Can We Fight the Biased Anti-Israel Media?
An original way to combat unprofessional articles against Israel, based on falsehoods told by random individuals. It takes less time than constant media watching.
Dr. Manfred Gerstenfeld
One cannot fight all or even the majority of foreign media biased against Israel. The classic and expensive method is for media watch organizations to follow several of them and request they correct mistakes. CAMERA for instance, has had successes with the New York Times– notorious for its anti-Israel articles. Honest Reporting forced the same paper to apologize after it published a picture claiming that it showed an Israeli policeman beating up a Palestinian.
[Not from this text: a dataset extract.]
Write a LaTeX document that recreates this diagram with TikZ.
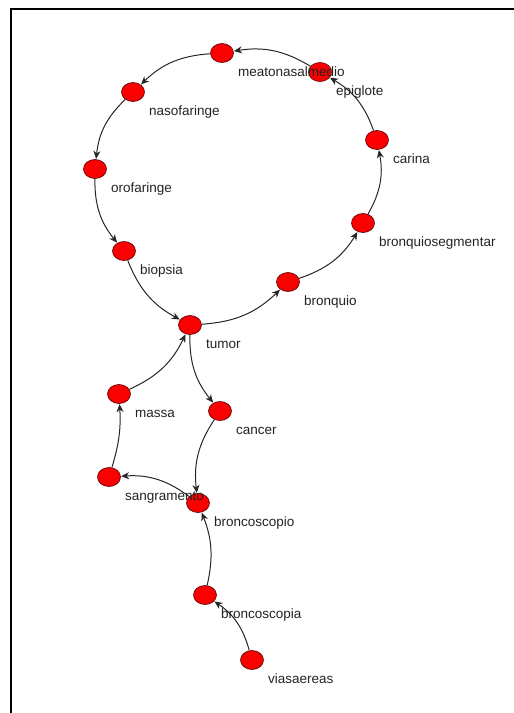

It turned out that the picture was of an Israeli policeman rescuing an American Jew, from being beaten up by Arabs.
One way to expose this caricature of ethical journalism is to publish an article titled “The Netherlands has become a Filthy Country” and contrast it with the Trouw journalism.
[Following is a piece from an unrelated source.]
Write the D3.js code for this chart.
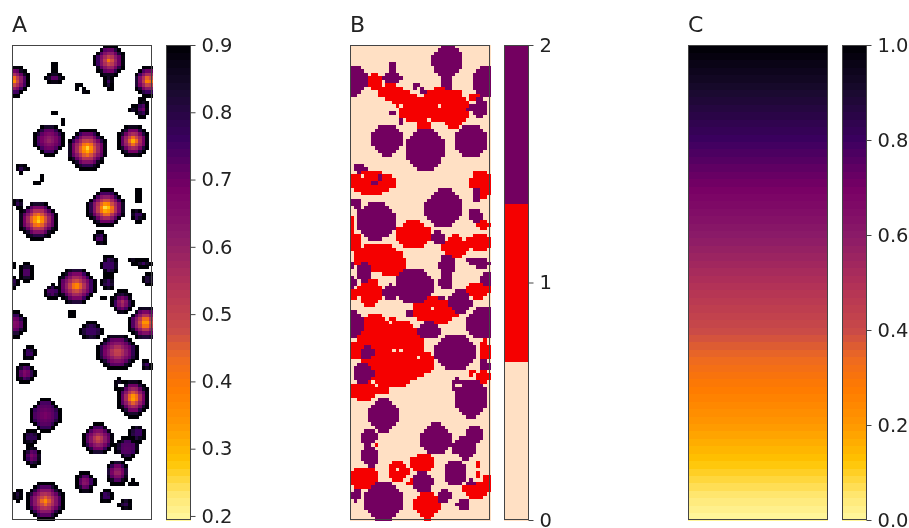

Can we do more? One approach is to develop methods which are less time consuming than the necessary full-fledged media watching. An example which lends itself for this was a recent article in the Dutch national daily Trouw – a Christian paper considered a ‘quality’ daily. The article was titled “Israel has become an Anti-Social Country.”
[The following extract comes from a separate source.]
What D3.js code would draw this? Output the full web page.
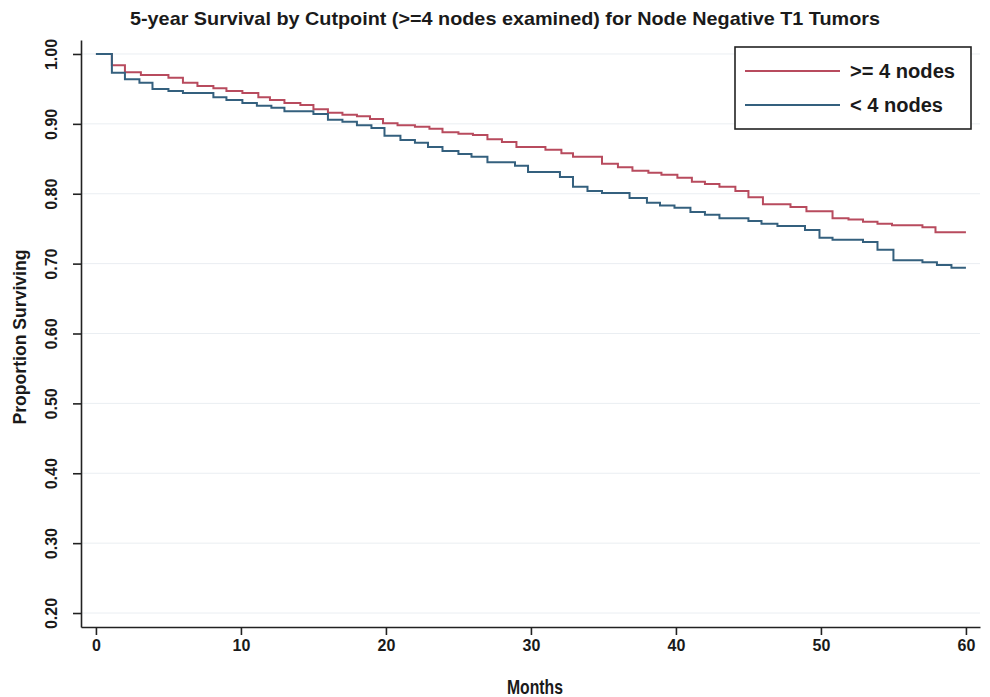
<!DOCTYPE html>
<html>
<head>
<meta charset="utf-8">
<script src="https://cdn.jsdelivr.net/npm/d3@7"></script>
<style>
  body { margin: 0; background: #fff; }
  text { font-family: "Liberation Sans", Arial, sans-serif; fill: #1a1a1a; }
</style>
</head>
<body>
<svg width="990" height="697"></svg>
<script>
// Kaplan-Meier steps (months, proportion surviving)
const timesHigh = [0, 1.1, 2, 3.1, 5, 6, 7, 8.1, 9, 10.1, 11.2, 12, 13, 14.1, 15, 16, 17, 18, 18.9, 19.8,
  20.8, 22, 23, 23.9, 25, 26, 27, 28, 29, 31, 32.1, 32.9, 34.9, 36, 37, 38.1, 39, 40.1, 41.1, 42,
  43, 44.1, 45, 46, 47.9, 49, 50.8, 51.9, 52.9, 53.9, 54.9, 57, 57.9, 60];
const survHigh = [1.0, 0.984, 0.974, 0.970, 0.966, 0.959, 0.954, 0.951, 0.947, 0.944, 0.938, 0.934, 0.930, 0.927, 0.921, 0.916, 0.913, 0.911, 0.907, 0.901,
  0.898, 0.896, 0.893, 0.888, 0.886, 0.884, 0.878, 0.874, 0.867, 0.863, 0.858, 0.853, 0.843, 0.838, 0.833, 0.830, 0.827, 0.823, 0.817, 0.814,
  0.810, 0.804, 0.795, 0.785, 0.781, 0.775, 0.765, 0.763, 0.760, 0.757, 0.755, 0.752, 0.745, 0.745];

const timesLow = [0, 1.1, 2, 3, 3.9, 5, 6, 8.1, 9, 10.1, 11.1, 12.1, 13, 15, 16, 17, 18, 19, 19.9, 21,
  22, 22.9, 23.9, 25, 25.9, 27, 28.9, 29.8, 32, 32.9, 33.9, 34.9, 36.8, 38, 38.9, 39.9, 41, 42, 43, 45,
  45.9, 47, 48.9, 49.9, 50.8, 52.9, 53.9, 55, 57, 58, 59, 60];
const survLow = [1.0, 0.973, 0.964, 0.959, 0.950, 0.947, 0.944, 0.938, 0.934, 0.930, 0.926, 0.923, 0.918, 0.914, 0.906, 0.903, 0.898, 0.894, 0.883, 0.877,
  0.873, 0.867, 0.861, 0.857, 0.853, 0.845, 0.840, 0.831, 0.824, 0.810, 0.804, 0.801, 0.794, 0.787, 0.783, 0.780, 0.774, 0.770, 0.765, 0.761,
  0.757, 0.754, 0.748, 0.737, 0.734, 0.731, 0.720, 0.705, 0.702, 0.698, 0.694, 0.694];

const seriesNames = [">= 4 nodes", "< 4 nodes"];
const seriesColors = ["#b84b5e", "#34607e"];
const xTicks = [0, 10, 20, 30, 40, 50, 60];
const xTickLabels = ["0", "10", "20", "30", "40", "50", "60"];
const yTicks = [1.0, 0.9, 0.8, 0.7, 0.6, 0.5, 0.4, 0.3, 0.2];
const yTickLabels = ["1.00", "0.90", "0.80", "0.70", "0.60", "0.50", "0.40", "0.30", "0.20"];

const svg = d3.select("svg");

const x = d3.scaleLinear().domain([-1.03, 60.97]).range([81, 980]);
const y = d3.scaleLinear().domain([0.18, 1.02]).range([627, 40]);

// light horizontal grid
svg.append("g")
  .selectAll("line")
  .data(yTicks)
  .join("line")
  .attr("x1", 82).attr("x2", 980)
  .attr("y1", d => y(d)).attr("y2", d => y(d))
  .attr("stroke", "#eaeef2")
  .attr("stroke-width", 1);

// survival curves as step lines
const stepLine = d3.line()
  .x(d => x(d[0]))
  .y(d => y(d[1]))
  .curve(d3.curveStepAfter);

const curves = [
  d3.zip(timesHigh, survHigh),
  d3.zip(timesLow, survLow)
];

curves.forEach((pts, i) => {
  svg.append("path")
    .datum(pts)
    .attr("fill", "none")
    .attr("stroke", seriesColors[i])
    .attr("stroke-width", 2)
    .attr("d", stepLine);
});

const tickFont = "'Liberation Sans Narrow', 'Liberation Sans', Arial, sans-serif";

// axes
const yAxis = svg.append("g")
  .attr("transform", "translate(81,0)")
  .call(d3.axisLeft(y).tickValues(yTicks).tickFormat((d, i) => yTickLabels[i]).tickSize(8).tickSizeOuter(0));
yAxis.select(".domain").attr("stroke", "#222").attr("stroke-width", 1.6);
yAxis.selectAll(".tick line").attr("stroke", "#222").attr("stroke-width", 1.6);
yAxis.selectAll(".tick text")
  .attr("x", 0).attr("dy", 0)
  .attr("transform", "translate(-24,0) rotate(-90)")
  .attr("text-anchor", "middle")
  .style("font-size", "16px")
  .style("font-weight", "bold")
  .style("fill", "#1a1a1a")
  .style("font-family", tickFont);

const xAxis = svg.append("g")
  .attr("transform", "translate(0,627)")
  .call(d3.axisBottom(x).tickValues(xTicks).tickFormat((d, i) => xTickLabels[i]).tickSize(8).tickSizeOuter(0));
xAxis.select(".domain").attr("stroke", "#222").attr("stroke-width", 1.6);
xAxis.selectAll(".tick line").attr("stroke", "#222").attr("stroke-width", 1.6);
xAxis.selectAll(".tick text")
  .attr("y", 13)
  .style("font-size", "16px")
  .style("font-weight", "bold")
  .style("fill", "#1a1a1a")
  .style("font-family", tickFont);

// title and axis titles
svg.append("text")
  .attr("x", 505).attr("y", 25)
  .attr("text-anchor", "middle")
  .attr("textLength", 750)
  .attr("lengthAdjust", "spacingAndGlyphs")
  .style("font-size", "19px")
  .style("font-weight", "bold")
  .text("5-year Survival by Cutpoint (>=4 nodes examined) for Node Negative T1 Tumors");

svg.append("text")
  .attr("transform", "translate(26,337) rotate(-90)")
  .attr("text-anchor", "middle")
  .attr("textLength", 175)
  .attr("lengthAdjust", "spacingAndGlyphs")
  .style("font-size", "18px")
  .style("font-weight", "bold")
  .text("Proportion Surviving");

svg.append("text")
  .attr("x", 535).attr("y", 694)
  .attr("text-anchor", "middle")
  .attr("textLength", 56)
  .attr("lengthAdjust", "spacingAndGlyphs")
  .style("font-size", "21px")
  .style("font-weight", "bold")
  .text("Months");

// legend
const legend = svg.append("g");
legend.append("rect")
  .attr("x", 735).attr("y", 47)
  .attr("width", 236).attr("height", 82)
  .attr("fill", "#fff")
  .attr("stroke", "#222")
  .attr("stroke-width", 1.6);

const legendWidths = [105, 93];
seriesNames.forEach((name, i) => {
  const ly = 71 + i * 34;
  legend.append("line")
    .attr("x1", 745).attr("x2", 840)
    .attr("y1", ly).attr("y2", ly)
    .attr("stroke", seriesColors[i])
    .attr("stroke-width", 2);
  legend.append("text")
    .attr("x", 850).attr("y", ly + 7)
    .attr("textLength", legendWidths[i])
    .attr("lengthAdjust", "spacingAndGlyphs")
    .style("font-size", "20px")
    .style("font-weight", "bold")
    .text(name);
});
</script>
</body>
</html>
It largely consists of accusations against the Israeli government made by three individuals. One had committed suicide by self-immolation. A second was a text-writer who participated in social justice demonstrations; the third is head of an Israeli forum for equal enlistment in military service.
One way to expose this caricature of ethical journalism is to publish an article titled “The Netherlands has become a Filthy Country” and contrast it with the Trouw journalism. Such an article would document Dutch attitudes toward - believe it or not - excrement. According to the Central Bureau of Statistics, excrement is considered the primary nuisance by Dutch people. More than half of Dutch municipalities report that they suffer from a proliferation of dog droppings.
A poll showed furthermore that the two main complaints by the Dutch about their environment are lack of parking spaces and dog excrement.
In 2008, a train ran off the tracks and five people were wounded due to soap on the rails. Unlike other train companies, Dutch railways allow excrement to empty out onto the tracks when train toilets are cleaned. This makes the rails slippery. The same year, an “excrement terrorist” became active in a neighborhood of Eindhoven. Residents were regularly finding little packets of excrement.
Much of the excrement on Amsterdam streets is from humans. In particular, along the parks and narrow streets of the town center, it reaches 20% of all excrement. If one sees dogs consuming excrement, it is usually left by humans. Complaints about this were not made by citizens suffering from this phenomenon, nor by politicians. It was raised by the Amsterdam section of the Society of the Protection of Animals. They were worried that if the human excrement contains drugs, it becomes dangerous for animal consumption. Dogs have to be brought from time to time to intensive care where their stomachs are pumped. The problem is not specific to Amsterdam. Recently five dogs had to be brought to a hospital in Schiedam after they were poisoned through eating drugs.
As excrement has become a nationwide preoccupation, a Dutch safari park drew a large crowd with its week-long program focusing on excrement as its central motif.# This program was such a big hit that it was extended for another week. Thus “Excrement Week” became one of the most visited events in the park’s history.
In the Netherlands there is also an annual National Lice Day. On that day, all parents of elementary school children must check the heads of their children. The National Institute for Popular Health and Environment distributes tubes to children in the hope that they will be returned containing lice. The National Support Center for Head Lice also participates in this project.
The ethical code of the Society for Professional Journalists states that it is the duty of the journalist to provide a fair and comprehensive account of events and issues. The Trouw article transgresses these ethics by basing itself on conversations with a few random individuals.
The proposed article about filth in the Netherlands is better documented. It includes substantial institutional information and other relevant sources.
The Trouw article was followed by several extreme anti-Israel talkbacks. One which compared Israelis to Nazis was quickly removed. The paper apparently did not want the Simon Wiesenthal Center to write yet another letter to Trouw’s Editor-in-Chief announcing that it would send a release about this to its 400,000 subscribers, as it did earlier regarding another anti-Semitic talkback.
It would have been unfair to expose Trouw based on one shoddy article. The problem with the paper is however, more structural. Former Trouw journalist Elma Drayer – while she was still at the paper, detailed in an interview that many of her former colleagues are biased against Israel, and some also against Jews.
The above could be the beginning of a more time-efficient approach to exposing unethical news manipulators among foreign journalists reporting from Israel. If Trouw continues to publish similar articles, the text ridiculing it can be updated and recycled via blogs. Besides Trouw, many other papers can be dealt with similarly.
Once one does this frequently, additional approaches to deal with promoters of anti-Israel bias are likely to be developed also.